Records provided.
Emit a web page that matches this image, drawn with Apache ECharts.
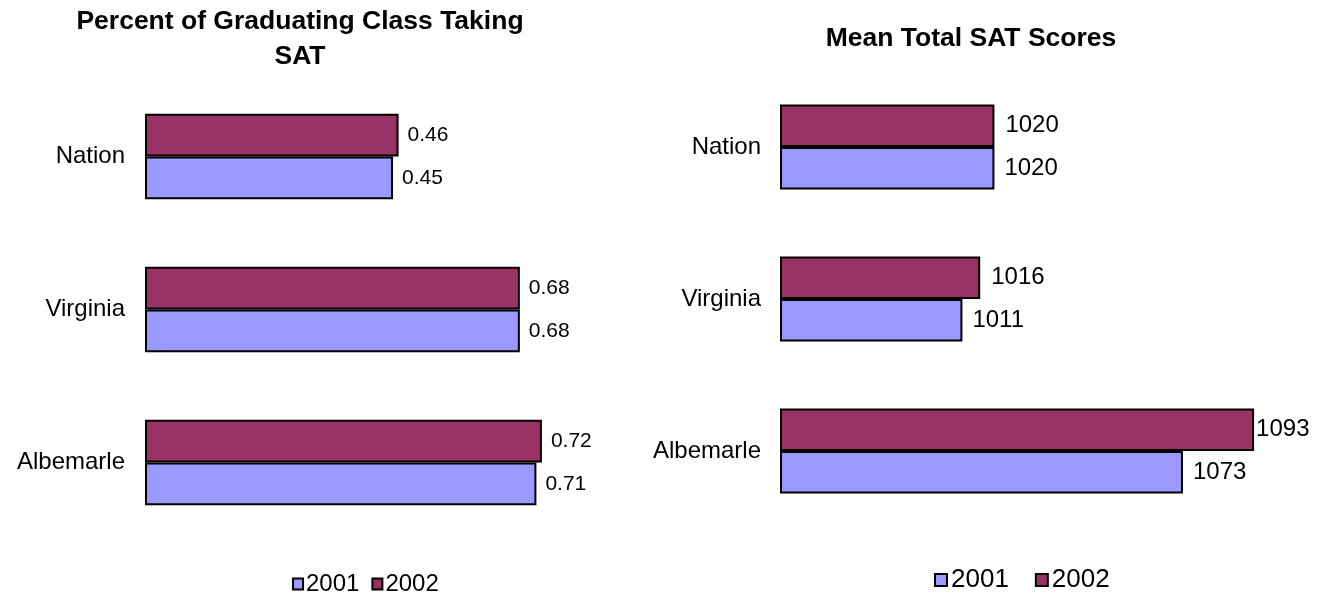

==

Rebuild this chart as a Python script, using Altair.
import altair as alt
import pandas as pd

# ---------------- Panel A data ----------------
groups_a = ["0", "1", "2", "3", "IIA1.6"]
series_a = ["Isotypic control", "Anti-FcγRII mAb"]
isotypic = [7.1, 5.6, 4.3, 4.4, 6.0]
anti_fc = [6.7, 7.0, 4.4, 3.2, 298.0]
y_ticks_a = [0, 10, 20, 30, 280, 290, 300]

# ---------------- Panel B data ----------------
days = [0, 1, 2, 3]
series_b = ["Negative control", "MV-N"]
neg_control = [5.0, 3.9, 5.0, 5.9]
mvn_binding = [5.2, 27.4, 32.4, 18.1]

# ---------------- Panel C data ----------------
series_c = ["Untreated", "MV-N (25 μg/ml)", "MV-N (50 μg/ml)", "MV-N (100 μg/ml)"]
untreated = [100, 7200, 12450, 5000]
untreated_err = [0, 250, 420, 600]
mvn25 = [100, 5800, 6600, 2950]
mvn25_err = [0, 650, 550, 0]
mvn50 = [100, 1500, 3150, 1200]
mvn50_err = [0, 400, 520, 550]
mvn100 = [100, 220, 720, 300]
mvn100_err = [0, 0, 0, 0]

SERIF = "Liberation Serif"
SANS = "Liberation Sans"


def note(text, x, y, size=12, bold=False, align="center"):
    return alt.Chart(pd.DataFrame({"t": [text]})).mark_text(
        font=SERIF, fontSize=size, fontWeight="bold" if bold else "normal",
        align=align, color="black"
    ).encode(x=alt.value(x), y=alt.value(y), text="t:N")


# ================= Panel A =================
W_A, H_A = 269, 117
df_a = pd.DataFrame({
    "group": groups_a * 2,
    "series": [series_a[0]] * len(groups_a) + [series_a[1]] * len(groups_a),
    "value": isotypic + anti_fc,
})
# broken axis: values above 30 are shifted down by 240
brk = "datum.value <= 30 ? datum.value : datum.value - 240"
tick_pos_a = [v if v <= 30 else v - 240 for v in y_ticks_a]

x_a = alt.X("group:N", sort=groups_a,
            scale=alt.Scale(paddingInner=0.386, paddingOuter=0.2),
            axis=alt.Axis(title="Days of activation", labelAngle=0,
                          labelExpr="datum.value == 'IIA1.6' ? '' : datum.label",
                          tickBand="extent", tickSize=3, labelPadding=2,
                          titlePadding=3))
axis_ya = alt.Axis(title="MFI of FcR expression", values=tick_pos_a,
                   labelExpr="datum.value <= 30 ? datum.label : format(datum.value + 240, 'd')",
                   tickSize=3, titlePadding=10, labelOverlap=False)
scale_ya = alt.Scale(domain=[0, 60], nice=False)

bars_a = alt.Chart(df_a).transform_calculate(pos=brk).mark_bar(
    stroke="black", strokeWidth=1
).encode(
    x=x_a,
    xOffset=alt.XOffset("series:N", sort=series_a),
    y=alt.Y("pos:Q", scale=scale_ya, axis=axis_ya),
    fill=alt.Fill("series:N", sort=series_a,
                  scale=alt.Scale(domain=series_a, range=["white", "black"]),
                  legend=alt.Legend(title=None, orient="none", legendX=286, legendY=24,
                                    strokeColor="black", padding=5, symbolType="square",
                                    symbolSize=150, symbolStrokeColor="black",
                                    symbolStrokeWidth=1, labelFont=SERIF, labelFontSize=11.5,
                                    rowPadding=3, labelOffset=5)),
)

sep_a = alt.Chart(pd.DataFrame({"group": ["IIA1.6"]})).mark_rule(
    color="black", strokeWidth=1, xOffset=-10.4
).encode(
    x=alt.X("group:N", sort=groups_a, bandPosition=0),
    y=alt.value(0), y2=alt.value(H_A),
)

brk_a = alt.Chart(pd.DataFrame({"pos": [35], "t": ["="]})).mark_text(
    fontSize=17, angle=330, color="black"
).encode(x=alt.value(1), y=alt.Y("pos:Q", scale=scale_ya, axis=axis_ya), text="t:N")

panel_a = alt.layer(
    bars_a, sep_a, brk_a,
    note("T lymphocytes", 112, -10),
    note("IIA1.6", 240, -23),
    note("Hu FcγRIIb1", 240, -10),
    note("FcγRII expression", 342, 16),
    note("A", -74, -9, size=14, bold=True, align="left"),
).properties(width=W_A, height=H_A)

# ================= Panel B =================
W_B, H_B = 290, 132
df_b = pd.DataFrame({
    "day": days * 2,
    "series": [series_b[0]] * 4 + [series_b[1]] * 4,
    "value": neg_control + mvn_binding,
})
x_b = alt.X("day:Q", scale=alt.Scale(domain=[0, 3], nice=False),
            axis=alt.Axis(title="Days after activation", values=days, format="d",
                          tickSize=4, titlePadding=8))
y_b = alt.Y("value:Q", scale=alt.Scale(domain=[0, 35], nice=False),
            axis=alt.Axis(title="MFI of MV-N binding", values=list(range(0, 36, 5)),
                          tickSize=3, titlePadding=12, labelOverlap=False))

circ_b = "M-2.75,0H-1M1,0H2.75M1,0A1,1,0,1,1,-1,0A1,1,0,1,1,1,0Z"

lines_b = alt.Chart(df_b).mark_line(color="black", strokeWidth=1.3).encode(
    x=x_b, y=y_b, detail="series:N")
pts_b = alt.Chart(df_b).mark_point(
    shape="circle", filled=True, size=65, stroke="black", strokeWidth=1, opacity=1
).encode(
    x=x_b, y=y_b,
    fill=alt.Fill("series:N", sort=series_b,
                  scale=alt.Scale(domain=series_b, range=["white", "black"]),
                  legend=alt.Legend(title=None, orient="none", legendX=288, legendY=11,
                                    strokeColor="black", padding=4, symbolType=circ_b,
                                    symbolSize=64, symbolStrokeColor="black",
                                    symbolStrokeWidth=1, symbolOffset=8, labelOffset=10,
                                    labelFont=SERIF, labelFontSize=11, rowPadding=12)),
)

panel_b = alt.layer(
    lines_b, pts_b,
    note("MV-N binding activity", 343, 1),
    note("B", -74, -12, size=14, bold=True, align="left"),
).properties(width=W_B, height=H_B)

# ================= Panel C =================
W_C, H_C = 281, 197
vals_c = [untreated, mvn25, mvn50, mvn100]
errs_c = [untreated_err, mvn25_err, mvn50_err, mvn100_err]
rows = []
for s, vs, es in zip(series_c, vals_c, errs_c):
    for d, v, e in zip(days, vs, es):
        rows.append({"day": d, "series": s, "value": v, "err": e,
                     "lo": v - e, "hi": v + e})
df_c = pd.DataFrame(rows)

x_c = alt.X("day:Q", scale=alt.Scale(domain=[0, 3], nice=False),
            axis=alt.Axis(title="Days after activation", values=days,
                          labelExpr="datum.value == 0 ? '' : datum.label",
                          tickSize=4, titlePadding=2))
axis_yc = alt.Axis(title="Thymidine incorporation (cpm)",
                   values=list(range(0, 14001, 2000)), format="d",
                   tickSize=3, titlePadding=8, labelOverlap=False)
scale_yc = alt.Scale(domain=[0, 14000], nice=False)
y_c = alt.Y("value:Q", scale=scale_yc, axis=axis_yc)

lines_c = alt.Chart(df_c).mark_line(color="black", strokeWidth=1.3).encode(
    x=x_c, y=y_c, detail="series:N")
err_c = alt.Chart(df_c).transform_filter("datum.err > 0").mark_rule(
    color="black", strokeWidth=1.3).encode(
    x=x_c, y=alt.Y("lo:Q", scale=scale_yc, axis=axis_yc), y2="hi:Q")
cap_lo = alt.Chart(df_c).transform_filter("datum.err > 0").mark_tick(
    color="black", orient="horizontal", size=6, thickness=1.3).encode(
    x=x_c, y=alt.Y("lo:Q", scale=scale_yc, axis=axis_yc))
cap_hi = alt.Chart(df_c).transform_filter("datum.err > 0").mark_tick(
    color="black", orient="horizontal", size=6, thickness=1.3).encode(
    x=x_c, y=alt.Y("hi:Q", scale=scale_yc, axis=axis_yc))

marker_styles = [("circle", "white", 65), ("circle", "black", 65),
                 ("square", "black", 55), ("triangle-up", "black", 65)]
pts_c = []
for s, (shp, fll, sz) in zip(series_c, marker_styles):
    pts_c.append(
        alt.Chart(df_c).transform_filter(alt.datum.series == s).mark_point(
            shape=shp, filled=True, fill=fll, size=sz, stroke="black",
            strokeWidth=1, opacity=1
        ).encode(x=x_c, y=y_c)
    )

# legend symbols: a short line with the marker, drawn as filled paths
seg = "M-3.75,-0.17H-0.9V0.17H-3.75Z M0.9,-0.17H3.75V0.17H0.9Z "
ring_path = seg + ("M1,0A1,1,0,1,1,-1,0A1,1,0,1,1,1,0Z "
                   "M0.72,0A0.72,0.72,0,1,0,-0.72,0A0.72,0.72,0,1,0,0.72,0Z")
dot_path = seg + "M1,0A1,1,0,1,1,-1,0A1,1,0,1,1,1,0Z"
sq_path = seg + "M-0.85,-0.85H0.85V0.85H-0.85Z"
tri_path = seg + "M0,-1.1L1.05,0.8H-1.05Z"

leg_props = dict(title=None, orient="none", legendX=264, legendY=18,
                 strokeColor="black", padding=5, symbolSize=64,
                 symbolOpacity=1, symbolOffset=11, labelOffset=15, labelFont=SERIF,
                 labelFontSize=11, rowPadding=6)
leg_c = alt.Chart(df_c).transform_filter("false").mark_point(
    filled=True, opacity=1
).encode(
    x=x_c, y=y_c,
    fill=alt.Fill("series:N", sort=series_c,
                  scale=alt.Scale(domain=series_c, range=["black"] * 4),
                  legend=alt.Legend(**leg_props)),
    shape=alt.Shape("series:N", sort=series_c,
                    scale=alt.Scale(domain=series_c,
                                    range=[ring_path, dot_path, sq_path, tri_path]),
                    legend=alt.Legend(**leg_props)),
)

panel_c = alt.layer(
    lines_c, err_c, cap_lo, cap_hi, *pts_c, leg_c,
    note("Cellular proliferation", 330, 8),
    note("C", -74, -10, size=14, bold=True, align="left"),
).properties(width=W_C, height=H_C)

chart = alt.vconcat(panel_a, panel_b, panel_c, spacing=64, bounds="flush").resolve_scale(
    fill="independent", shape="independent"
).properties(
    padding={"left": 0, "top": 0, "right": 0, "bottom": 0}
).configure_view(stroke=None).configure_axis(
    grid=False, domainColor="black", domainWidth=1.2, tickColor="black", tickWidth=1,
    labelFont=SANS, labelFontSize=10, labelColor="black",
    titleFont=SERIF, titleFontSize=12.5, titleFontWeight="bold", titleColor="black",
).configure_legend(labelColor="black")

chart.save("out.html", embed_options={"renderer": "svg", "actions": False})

Stated task. Pick out all the lines with the word "this" in them and copy them.

Reply to the exercise.
Emit a web page that matches this image, drawn with Apache ECharts.
Rebuild this chart as a Python script, using Altair.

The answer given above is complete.